[start of Data lines]
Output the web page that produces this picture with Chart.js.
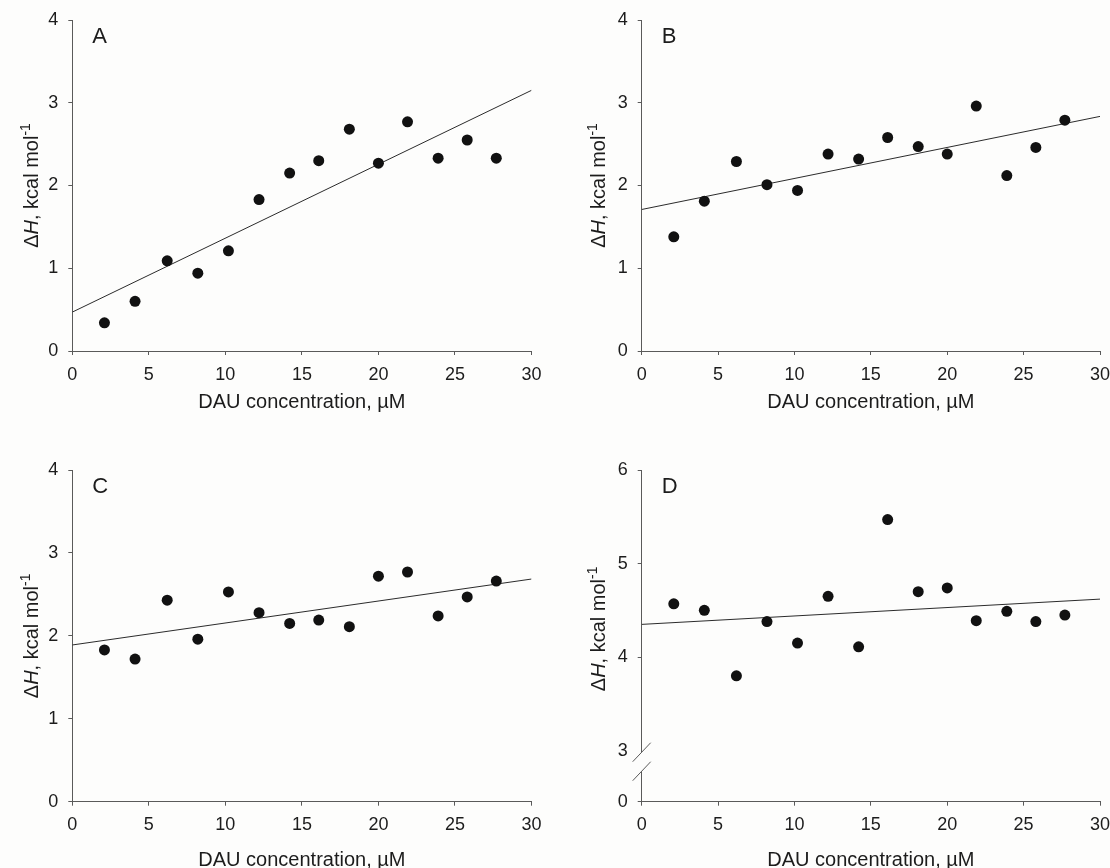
<!DOCTYPE html>
<html lang="es">
<head>
<meta charset="utf-8">
<title>ΔH frente a concentración de DAU</title>
<script src="https://cdn.jsdelivr.net/npm/chart.js@4.4.1/dist/chart.umd.min.js"></script>
<style>
  html, body { margin: 0; padding: 0; width: 1110px; height: 868px; overflow: hidden; background: #fdfdfc; }
  .panel { position: absolute; }
  canvas { display: block; }
</style>
</head>
<body>
<div class="panel" style="left:0;top:0"><canvas id="graficoA" width="555" height="434"></canvas></div>
<div class="panel" style="left:555px;top:0"><canvas id="graficoB" width="555" height="434"></canvas></div>
<div class="panel" style="left:0;top:434px"><canvas id="graficoC" width="555" height="458"></canvas></div>
<div class="panel" style="left:555px;top:434px"><canvas id="graficoD" width="555" height="458"></canvas></div>
<script>
// Datos: concentración de DAU (µM) y ΔH (kcal/mol) para cada panel
const concentracion = [2.1, 4.1, 6.2, 8.2, 10.2, 12.2, 14.2, 16.1, 18.1, 20.0, 21.9, 23.9, 25.8, 27.7];
const dhA = [0.34, 0.60, 1.09, 0.94, 1.21, 1.83, 2.15, 2.30, 2.68, 2.27, 2.77, 2.33, 2.55, 2.33];
const dhB = [1.38, 1.81, 2.29, 2.01, 1.94, 2.38, 2.32, 2.58, 2.47, 2.38, 2.96, 2.12, 2.46, 2.79];
const dhC = [1.83, 1.72, 2.43, 1.96, 2.53, 2.28, 2.15, 2.19, 2.11, 2.72, 2.77, 2.24, 2.47, 2.66];
const dhD = [4.57, 4.50, 3.80, 4.38, 4.15, 4.65, 4.11, 5.47, 4.70, 4.74, 4.39, 4.49, 4.38, 4.45];

// Rectas de regresión (valor en x = 0 y x = 30)
const ajusteX = [0, 30];
const ajusteA = [0.47, 3.15];
const ajusteB = [1.71, 2.835];
const ajusteC = [1.89, 2.685];
const ajusteD = [4.35, 4.62];

// Marcas de los ejes
const ticksX = [0, 5, 10, 15, 20, 25, 30];
const ticksY = [0, 1, 2, 3, 4];
const ticksYD = [0, 3, 4, 5, 6];   // eje D con corte entre 0 y 3
const valorCorteD = 2.455;          // valor interno donde se pinta el "0" del eje D

const FUENTE = '"Liberation Sans", Arial, Helvetica, sans-serif';
const COLOR_EJE = '#5a5a5a';
const COLOR_TEXTO = '#1c1c1c';
const FONDO = '#fdfdfc';

// Título del eje Y con H en cursiva y exponente -1
const tituloY = {
    id: 'tituloY',
    afterDraw(chart, args, opts) {
        const { ctx, chartArea } = chart;
        const partes = [
            { texto: 'Δ', fuente: `20px ${FUENTE}`, sube: 0 },
            { texto: 'H', fuente: `italic 20px ${FUENTE}`, sube: 0 },
            { texto: ', kcal mol', fuente: `20px ${FUENTE}`, sube: 0 },
            { texto: '-1', fuente: `14px ${FUENTE}`, sube: 8 }
        ];
        ctx.save();
        let ancho = 0;
        partes.forEach(p => { ctx.font = p.fuente; p.w = ctx.measureText(p.texto).width; ancho += p.w; });
        ctx.translate(chartArea.left - opts.separacion, (chartArea.top + chartArea.bottom) / 2 + (opts.desplazamiento || 0));
        ctx.rotate(-Math.PI / 2);
        ctx.fillStyle = COLOR_TEXTO;
        ctx.textBaseline = 'alphabetic';
        let x = -ancho / 2;
        partes.forEach(p => {
            ctx.font = p.fuente;
            ctx.fillText(p.texto, x, -p.sube);
            x += p.w;
        });
        ctx.restore();
    }
};

// Letra del panel (A, B, C, D)
const letraPanel = {
    id: 'letraPanel',
    afterDraw(chart, args, opts) {
        const { ctx, chartArea } = chart;
        ctx.save();
        ctx.font = `22px ${FUENTE}`;
        ctx.fillStyle = COLOR_TEXTO;
        ctx.textBaseline = 'alphabetic';
        ctx.fillText(opts.letra, chartArea.left + 20, chartArea.top + 23);
        ctx.restore();
    }
};

// Corte del eje Y (doble barra) en el panel D
const corteEje = {
    id: 'corteEje',
    afterDraw(chart, args, opts) {
        if (!opts.activo) return;
        const { ctx, chartArea } = chart;
        const x = chartArea.left;
        const y1 = chart.scales.y.getPixelForValue(3) + 1.5;
        const y2 = y1 + 19;
        ctx.save();
        ctx.fillStyle = FONDO;
        ctx.fillRect(x - 2, y1, 4, y2 - y1);
        ctx.strokeStyle = COLOR_EJE;
        ctx.lineWidth = 1;
        [y1, y2].forEach(y => {
            ctx.beginPath();
            ctx.moveTo(x - 9, y + 9.5);
            ctx.lineTo(x + 9, y - 9.5);
            ctx.stroke();
        });
        ctx.restore();
    }
};

const crearPanel = (idCanvas, letra, valores, ajuste, cfg) => {
    const ctx = document.getElementById(idCanvas).getContext('2d');
    const alto = ctx.canvas.height;
    const conCorte = !!cfg.corte;
    const marcasY = conCorte ? ticksYD : ticksY;

    new Chart(ctx, {
        type: 'scatter',
        data: {
            datasets: [{
                label: 'ΔH',
                data: concentracion.map((x, i) => ({ x, y: valores[i] })),
                pointRadius: 5.5,
                pointBackgroundColor: '#111111',
                pointBorderWidth: 0,
                showLine: false
            }, {
                label: 'Ajuste lineal',
                data: ajusteX.map((x, i) => ({ x, y: ajuste[i] })),
                showLine: true,
                borderColor: '#2b2b2b',
                borderWidth: 1,
                pointRadius: 0,
                fill: false
            }]
        },
        options: {
            responsive: false,
            animation: false,
            devicePixelRatio: 1,
            layout: { padding: { left: 0, top: cfg.arriba, right: 555 - cfg.derecha, bottom: 0 } },
            plugins: {
                legend: { display: false },
                tooltip: { enabled: false },
                tituloY: { separacion: cfg.sepTitulo, desplazamiento: cfg.despTitulo },
                letraPanel: { letra },
                corteEje: { activo: conCorte }
            },
            scales: {
                x: {
                    type: 'linear',
                    min: 0,
                    max: 30,
                    afterBuildTicks: s => { s.ticks = ticksX.map(v => ({ value: v })); },
                    afterFit: s => { s.height = alto - cfg.abajo; s.paddingLeft = 0; s.paddingRight = 0; },
                    border: { display: true, color: COLOR_EJE, width: 1 },
                    grid: { display: true, drawOnChartArea: false, drawTicks: true, tickLength: 4, tickColor: COLOR_EJE },
                    ticks: { color: COLOR_TEXTO, font: { family: FUENTE, size: 18 }, padding: 9, maxRotation: 0, autoSkip: false },
                    title: {
                        display: true,
                        text: 'DAU concentration, µM',
                        color: COLOR_TEXTO,
                        font: { family: FUENTE, size: 20 },
                        padding: { top: 0, bottom: 20 }
                    }
                },
                y: {
                    type: 'linear',
                    min: conCorte ? valorCorteD : 0,
                    max: conCorte ? 6 : 4,
                    afterBuildTicks: s => {
                        s.ticks = marcasY.map(v => ({ value: (conCorte && v === 0) ? valorCorteD : v }));
                    },
                    afterFit: s => { s.width = cfg.izquierda; s.paddingTop = 0; s.paddingBottom = 0; },
                    border: { display: true, color: COLOR_EJE, width: 1 },
                    grid: {
                        display: true,
                        drawOnChartArea: false,
                        drawTicks: true,
                        tickLength: 4,
                        tickColor: c => (conCorte && c.tick && c.tick.value === 3) ? 'rgba(0,0,0,0)' : COLOR_EJE
                    },
                    ticks: {
                        color: COLOR_TEXTO,
                        font: { family: FUENTE, size: 18 },
                        padding: 10,
                        callback: v => (conCorte && v === valorCorteD) ? '0' : String(v)
                    }
                }
            }
        },
        plugins: [tituloY, letraPanel, corteEje]
    });
};

document.addEventListener('DOMContentLoaded', () => {
    crearPanel('graficoA', 'A', dhA, ajusteA, { izquierda: 72.3, derecha: 531.5, arriba: 20, abajo: 351, sepTitulo: 34 });
    crearPanel('graficoB', 'B', dhB, ajusteB, { izquierda: 86.7, derecha: 545, arriba: 20, abajo: 351, sepTitulo: 37 });
    crearPanel('graficoC', 'C', dhC, ajusteC, { izquierda: 72.3, derecha: 531.5, arriba: 36, abajo: 367.7, sepTitulo: 34 });
    crearPanel('graficoD', 'D', dhD, ajusteD, { izquierda: 86.7, derecha: 545, arriba: 36, abajo: 367.7, sepTitulo: 37, despTitulo: -7, corte: true });
});
</script>
</body>
</html>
[end of Data lines]
# Required work
Reproduce the data above word for word from its first line through the line that holds "const ajusteD = [4.35, 4.62];", both ends included; skip pictures.

# Written response
Output the web page that produces this picture with Chart.js.
<!DOCTYPE html>
<html lang="es">
<head>
<meta charset="utf-8">
<title>ΔH frente a concentración de DAU</title>
<script src="https://cdn.jsdelivr.net/npm/chart.js@4.4.1/dist/chart.umd.min.js"></script>
<style>
  html, body { margin: 0; padding: 0; width: 1110px; height: 868px; overflow: hidden; background: #fdfdfc; }
  .panel { position: absolute; }
  canvas { display: block; }
</style>
</head>
<body>
<div class="panel" style="left:0;top:0"><canvas id="graficoA" width="555" height="434"></canvas></div>
<div class="panel" style="left:555px;top:0"><canvas id="graficoB" width="555" height="434"></canvas></div>
<div class="panel" style="left:0;top:434px"><canvas id="graficoC" width="555" height="458"></canvas></div>
<div class="panel" style="left:555px;top:434px"><canvas id="graficoD" width="555" height="458"></canvas></div>
<script>
// Datos: concentración de DAU (µM) y ΔH (kcal/mol) para cada panel
const concentracion = [2.1, 4.1, 6.2, 8.2, 10.2, 12.2, 14.2, 16.1, 18.1, 20.0, 21.9, 23.9, 25.8, 27.7];
const dhA = [0.34, 0.60, 1.09, 0.94, 1.21, 1.83, 2.15, 2.30, 2.68, 2.27, 2.77, 2.33, 2.55, 2.33];
const dhB = [1.38, 1.81, 2.29, 2.01, 1.94, 2.38, 2.32, 2.58, 2.47, 2.38, 2.96, 2.12, 2.46, 2.79];
const dhC = [1.83, 1.72, 2.43, 1.96, 2.53, 2.28, 2.15, 2.19, 2.11, 2.72, 2.77, 2.24, 2.47, 2.66];
const dhD = [4.57, 4.50, 3.80, 4.38, 4.15, 4.65, 4.11, 5.47, 4.70, 4.74, 4.39, 4.49, 4.38, 4.45];

// Rectas de regresión (valor en x = 0 y x = 30)
const ajusteX = [0, 30];
const ajusteA = [0.47, 3.15];
const ajusteB = [1.71, 2.835];
const ajusteC = [1.89, 2.685];
const ajusteD = [4.35, 4.62];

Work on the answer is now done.